Personally, I have a little checkbook program that I use to keep track of my spending and balance. Like you -- and I presume like most people -- I have certain recurring bills: the mortgage, insurance payments, car payment, etc. I simply enter these into the checkbook program about a month before the bill is due. Then I can run a transaction list that shows the date, amount, and remaining balance after each transaction. So if I want to know how much money I really have available to spend, I just look for the last transaction before my next payday, and see what the balance will be on that day.

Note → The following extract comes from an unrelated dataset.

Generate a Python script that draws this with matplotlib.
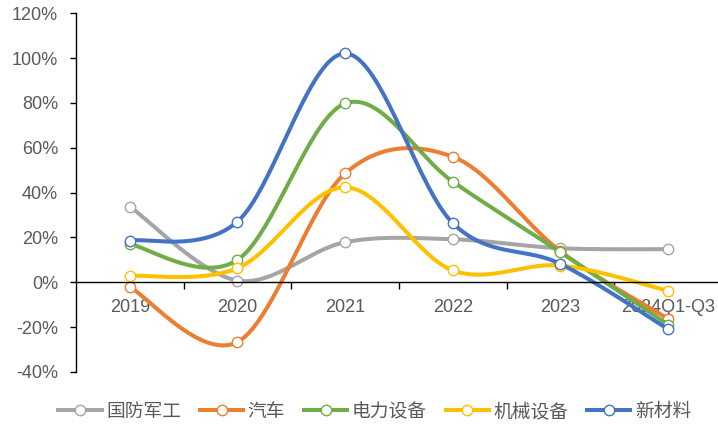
import numpy as np
import matplotlib
matplotlib.use('Agg')
from matplotlib import pyplot as plt
from matplotlib.lines import Line2D
from matplotlib.ticker import FuncFormatter

plt.rcParams['font.family'] = ['Liberation Sans', 'Noto Sans CJK SC', 'DejaVu Sans']

years = ['2019', '2020', '2021', '2022', '2023', '2024Q1-Q3']
names = ['国防军工', '汽车', '电力设备', '机械设备', '新材料']
colors = ['#A5A5A5', '#ED7D31', '#70AD47', '#FFC000', '#4472C4']

# 增速 (%)
defense = [33.8, 0.8, 17.9, 19.2, 15.2, 14.8]
auto = [-2.1, -26.6, 48.6, 56.0, 13.8, -16.3]
power = [17.0, 10.0, 79.8, 44.9, 13.4, -18.9]
machinery = [2.9, 6.3, 42.4, 5.3, 7.5, -3.8]
materials = [18.6, 27.1, 102.1, 26.4, 8.2, -20.9]
series = [defense, auto, power, machinery, materials]


def smooth(x, y, n=40):
    # 平滑曲线: 三次贝塞尔, 控制点按相邻点差值的 1/6 取
    x = np.asarray(x, float)
    y = np.asarray(y, float)
    px = np.concatenate([[x[0]], x, [x[-1]]])
    py = np.concatenate([[y[0]], y, [y[-1]]])
    t = np.linspace(0, 1, n)
    xs, ys = [], []
    for i in range(len(x) - 1):
        p0 = np.array([px[i + 1], py[i + 1]])
        p3 = np.array([px[i + 2], py[i + 2]])
        c1 = p0 + (p3 - np.array([px[i], py[i]])) / 6
        c2 = p3 - (np.array([px[i + 3], py[i + 3]]) - p0) / 6
        pts = ((1 - t) ** 3)[:, None] * p0 + (3 * (1 - t) ** 2 * t)[:, None] * c1 \
            + (3 * (1 - t) * t ** 2)[:, None] * c2 + (t ** 3)[:, None] * p3
        xs.extend(pts[:, 0])
        ys.extend(pts[:, 1])
    return np.array(xs), np.array(ys)


fig = plt.figure(figsize=(7.18, 4.25), dpi=100)
ax = fig.add_axes([76 / 718, 53 / 425, 646 / 718, 358.7 / 425])

xpos = np.arange(len(years))
handles = []
for vals, c, name in zip(series, colors, names):
    sx, sy = smooth(xpos, vals)
    ax.plot(sx, sy, color=c, lw=2.9, solid_capstyle='round', clip_on=False)
    ax.plot(xpos, vals, ls='none', marker='o', ms=7.5, mfc='white', mec=c, mew=1.0, clip_on=False)
    handles.append(Line2D([], [], color=c, lw=2.9, marker='o', ms=7.5, mfc='white', mec=c, mew=1.0))

ax.set_ylim(-40, 120)
ax.set_yticks(np.arange(-40, 121, 20))
ax.yaxis.set_major_formatter(FuncFormatter(lambda v, p: f'{v:.0f}%'))
ax.set_xlim(-0.5, 5.5)

ax.spines['top'].set_visible(False)
ax.spines['right'].set_visible(False)
ax.spines['bottom'].set_position(('data', 0))
ax.spines['left'].set_linewidth(1.0)
ax.spines['bottom'].set_linewidth(1.0)

# 分类标签放在刻度之间
ax.set_xticks(np.arange(0.5, 5.6, 1.0))
ax.set_xticklabels([])
ax.set_xticks(xpos, minor=True)
ax.set_xticklabels(years, minor=True)
ax.tick_params(axis='x', which='major', direction='out', length=5, width=1)
ax.tick_params(axis='x', which='minor', length=0, pad=12, labelsize=13, labelcolor='#595959')
ax.tick_params(axis='y', direction='out', length=4, width=1, labelsize=13, labelcolor='#595959', pad=9)

fig.legend(handles, names, loc='lower center', bbox_to_anchor=(0.522, -0.03), ncol=5, frameon=False,
           fontsize=13.5, labelcolor='#595959', handlelength=2.3, handletextpad=0.25, columnspacing=1.0)

fig.savefig('out.png', dpi=100)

Personally, I always keep a certain amount of pad in my account so if I made a mistake and entered an incorrect amount for a check, or forgot to enter one completely, I don't overdraw the account. (I like to keep $1000 in such padding but that's way more than really necessary, it's very rare that I make a mistake of more than $100.)

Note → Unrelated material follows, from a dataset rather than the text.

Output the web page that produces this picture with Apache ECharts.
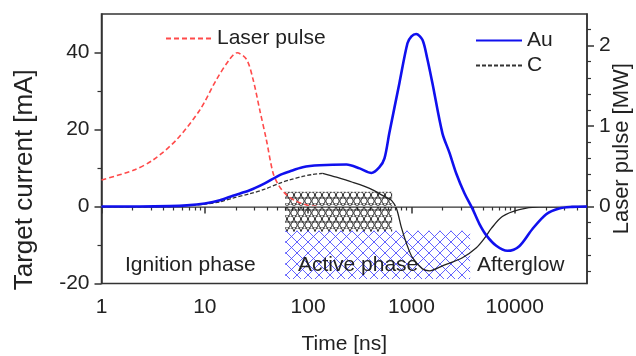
<!DOCTYPE html>
<html>
<head>
<meta charset="utf-8">
<script src="https://cdn.jsdelivr.net/npm/echarts@6/dist/echarts.min.js"></script>
<style>
  html, body { margin: 0; padding: 0; background: #fff; }
  #chart { width: 636px; height: 356px; }
</style>
</head>
<body>
<div id="chart"></div>
<script>
// Time axis (ns) tick labels
const timeTicks = [1, 10, 100, 1000, 10000];
const timeMinorTicks = [2,3,4,5,6,7,8,9,20,30,40,50,60,70,80,90,200,300,400,500,600,700,800,900,
  2000,3000,4000,5000,6000,7000,8000,9000,20000,30000,40000];
const currentTicks = [-20, 0, 20, 40];
const currentMinorTicks = [-10, 10, 30];
const powerTicks = [0, 1, 2];
const powerMinorTicks = [-0.8,-0.6,-0.4,-0.2,0.2,0.4,0.6,0.8,1.2,1.4,1.6,1.8,2.2];

// Laser pulse power [MW]
const laserTime  = [1, 2.03, 3.17, 5.33, 8.95, 13, 17.4, 20.5, 25.3, 29.3, 34, 39.4, 45.7, 52, 60, 74, 99, 124];
const laserPower = [0.33, 0.45, 0.58, 0.83, 1.20, 1.58, 1.83, 1.91, 1.83, 1.58, 1.20, 0.83, 0.42, 0.26, 0.16, 0.075, 0.015, 0];

// Target current, Au [mA]
const auTime = [1, 2.35, 4.59, 6.7, 10, 14, 18.7, 27.2, 38, 52.5, 66, 88.5, 129, 235, 315, 410, 490, 548, 610, 765,
  915, 1000, 1110, 1277, 1420, 1596, 1994, 2330, 2720, 3250, 3880, 4540, 5310, 6620, 8470, 11050, 14760, 20150, 26900, 35900, 50000];
const auCurrent = [0, 0, 0.1, 0.3, 0.8, 1.6, 2.8, 4.2, 6.0, 8.1, 9.1, 10.2, 10.7, 10.9, 9.9, 8.7, 10.2, 12.5, 19.0, 32.1,
  42.4, 44.2, 44.8, 43.3, 38.5, 32.0, 19.0, 14.0, 8.5, 3.5, -0.5, -4.5, -7.5, -10.2, -11.5, -10.3, -5.9, -2.0, -0.5, -0.1, 0];

// Target current, C [mA] (early part dashed, later part solid)
const cTimeEarly = [1, 2.35, 4.59, 6.7, 10, 14, 18.7, 27.2, 38, 52.5, 66, 88.5, 110, 138];
const cCurrentEarly = [0, -0.1, 0, 0.2, 0.6, 1.2, 2.2, 3.3, 4.5, 6.0, 6.9, 7.8, 8.3, 8.6];
const cTimeLate = [138, 188, 269, 393, 573, 641, 716, 800, 895, 1023, 1277, 1493, 1994, 3112, 4249, 5074, 5927, 7570, 11050, 17260, 50000];
const cCurrentLate = [8.6, 7.6, 6.3, 4.7, 2.3, 1.6, -0.5, -5.5, -9.6, -13.3, -16.2, -16.7, -15.4, -13.3, -10.7, -8.3, -5.7, -2.6, -0.8, -0.1, 0];

// Hatched regions: [tStart, tEnd, iTop, iBottom]
const carbonRegion = [60, 650, 3.8, -6.5];
const goldRegion = [60, 3700, -6.3, -18.8];

const MA_PER_MW = 20.9;
const FONT = '"Liberation Sans", Arial, sans-serif';

function pairs(xs, ys) { return xs.map((x, i) => [x, ys[i]]); }

function makePattern(draw, w, h) {
  const c = document.createElement('canvas');
  c.width = w; c.height = h;
  draw(c.getContext('2d'));
  return { image: c, repeat: 'repeat' };
}

const diamondPattern = makePattern(ctx => {
  ctx.strokeStyle = 'rgba(70,70,255,0.85)';
  ctx.lineWidth = 1;
  ctx.beginPath();
  ctx.moveTo(0, 0); ctx.lineTo(11, 11);
  ctx.moveTo(11, 0); ctx.lineTo(0, 11);
  ctx.stroke();
}, 11, 11);

const circlePattern = makePattern(ctx => {
  ctx.strokeStyle = 'rgba(30,30,30,0.9)';
  ctx.lineWidth = 1;
  const pts = [[3.5, 3], [10.5, 3], [0, 9], [7, 9], [14, 9]];
  for (const [x, y] of pts) {
    ctx.beginPath(); ctx.arc(x, y, 3.2, 0, Math.PI * 2); ctx.stroke();
  }
}, 14, 12);

const axisLine = { lineStyle: { color: '#333', width: 1.5 } };
const labelStyle = { color: '#222', fontSize: 21, fontFamily: FONT };
// Legend shows only the line sample, no marker
const legendItemStyle = { color: 'rgba(0,0,0,0)', borderWidth: 0, opacity: 0 };

const chart = echarts.init(document.getElementById('chart'), null, { renderer: 'canvas' });
chart.setOption({
  animation: false,
  backgroundColor: '#fff',
  grid: { left: 101.5, right: 49, top: 14, bottom: 72.5, outerBoundsMode: 'none', containLabel: false,
    show: true, borderColor: '#333', borderWidth: 1.5 },
  legend: [
    { data: ['Laser pulse'], left: 160, top: 23, itemWidth: 46, itemHeight: 14, itemStyle: legendItemStyle,
      textStyle: { fontSize: 21, fontFamily: FONT, color: '#222' } },
    { data: ['Au', 'C'], left: 470, top: 25, orient: 'vertical', itemGap: 4, itemWidth: 46, itemHeight: 14,
      itemStyle: legendItemStyle,
      textStyle: { fontSize: 21, fontFamily: FONT, color: '#222' } }
  ],
  xAxis: [
    { type: 'log', logBase: 10, min: 1, max: 50000,
      name: 'Time [ns]', nameLocation: 'middle', nameGap: 50,
      nameTextStyle: { fontSize: 21, fontFamily: FONT, color: '#222' },
      axisLine, splitLine: { show: false },
      axisTick: { customValues: timeTicks, length: 7, lineStyle: { color: '#333', width: 1.5 } },
      axisLabel: { customValues: timeTicks, margin: 13, formatter: v => String(v), ...labelStyle } },
    { type: 'log', logBase: 10, min: 1, max: 50000, position: 'bottom',
      axisLine: { show: false }, splitLine: { show: false }, axisLabel: { show: false },
      axisTick: { customValues: timeMinorTicks, length: 4, lineStyle: { color: '#333', width: 1.2 } } }
  ],
  yAxis: [
    { type: 'value', min: -20, max: 50, position: 'left',
      name: 'Target current [mA]', nameLocation: 'middle', nameGap: 64, nameRotate: 90,
      nameTextStyle: { fontSize: 26, fontFamily: FONT, color: '#222', padding: [0, 62, 0, 0] },
      axisLine: { show: true, ...axisLine }, splitLine: { show: false },
      axisTick: { show: true, customValues: currentTicks, length: 7, lineStyle: { color: '#333', width: 1.5 } },
      axisLabel: { customValues: currentTicks, margin: 12, ...labelStyle } },
    { type: 'value', min: -20 / MA_PER_MW, max: 50 / MA_PER_MW, position: 'right',
      name: 'Laser pulse [MW]', nameLocation: 'middle', nameGap: 24, nameRotate: 90, nameMoveOverlap: false,
      nameTextStyle: { fontSize: 22, fontFamily: FONT, color: '#222' },
      axisLine: { show: true, ...axisLine }, splitLine: { show: false },
      axisTick: { show: true, customValues: powerTicks, length: 7, lineStyle: { color: '#333', width: 1.5 } },
      axisLabel: { customValues: powerTicks, margin: 12, ...labelStyle } },
    { type: 'value', min: -20, max: 50, position: 'left',
      axisLine: { show: false }, splitLine: { show: false }, axisLabel: { show: false },
      axisTick: { show: true, customValues: currentMinorTicks, length: 4, lineStyle: { color: '#333', width: 1.2 } } },
    { type: 'value', min: -20 / MA_PER_MW, max: 50 / MA_PER_MW, position: 'right',
      axisLine: { show: false }, splitLine: { show: false }, axisLabel: { show: false },
      axisTick: { show: true, customValues: powerMinorTicks, length: 4, lineStyle: { color: '#333', width: 1.2 } } }
  ],
  series: [
    { name: 'C', type: 'line', xAxisIndex: 0, yAxisIndex: 0, data: pairs(cTimeEarly, cCurrentEarly),
      symbol: 'none', smooth: 0.3, z: 3,
      lineStyle: { color: '#333', width: 1.3, type: [4, 2] }, itemStyle: { color: '#333' },
      markLine: { silent: true, symbol: 'none', label: { show: false },
        lineStyle: { color: '#999', width: 1.2, type: 'solid' }, data: [{ yAxis: 0 }] },
      markArea: { silent: true, data: [
        [{ xAxis: carbonRegion[0], yAxis: carbonRegion[2], itemStyle: { color: circlePattern } },
         { xAxis: carbonRegion[1], yAxis: carbonRegion[3] }],
        [{ xAxis: goldRegion[0], yAxis: goldRegion[2], itemStyle: { color: diamondPattern } },
         { xAxis: goldRegion[1], yAxis: goldRegion[3] }]
      ] } },
    { name: 'C', type: 'line', xAxisIndex: 0, yAxisIndex: 0, data: pairs(cTimeLate, cCurrentLate),
      symbol: 'none', smooth: 0.3, z: 3,
      lineStyle: { color: '#222', width: 1.3 }, itemStyle: { color: '#333' } },
    { name: 'Laser pulse', type: 'line', xAxisIndex: 0, yAxisIndex: 1, data: pairs(laserTime, laserPower),
      symbol: 'none', smooth: 0.3, z: 4,
      lineStyle: { color: '#ff4a4a', width: 1.6, type: [5, 3] }, itemStyle: { color: '#ff4a4a' } },
    { name: 'Au', type: 'line', xAxisIndex: 0, yAxisIndex: 0, data: pairs(auTime, auCurrent),
      symbol: 'none', smooth: 0.3, z: 5,
      lineStyle: { color: '#1010ee', width: 2.6 }, itemStyle: { color: '#1010ee' } }
  ],
  graphic: [
    { type: 'text', left: 125, top: 255, z: 10, style: { text: 'Ignition phase', font: '21px ' + FONT, fill: '#222' } },
    { type: 'text', left: 298, top: 255, z: 10, style: { text: 'Active phase', font: '21px ' + FONT, fill: '#222' } },
    { type: 'text', left: 477, top: 255, z: 10, style: { text: 'Afterglow', font: '21px ' + FONT, fill: '#222' } }
  ]
});
</script>
</body>
</html>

In my case, I don't enter electric bills or heating bills because I don't know the amount until I get the bill, and the amounts fall well within my padding, and for just two bills I can factor them in in my head.
BTW I wrote this program myself but I'm sure there are similar products on the market. I used to use a spreadsheet and that worked pretty well. (Mainly I wrote the program because I have a tiny side business that I have to keep tax records for even though it makes almost no money.) You could in principle do it on paper, but the catch to that is that when you write payments on your paper ledger in advance of actually writing the check, you will often be writing down payments out of order, and so it becomes difficult to see what your balance is or was or will be on any given date. But a computer system can easily accept transactions out of order and then sort them and re-do the balance calculations in a fraction of a second.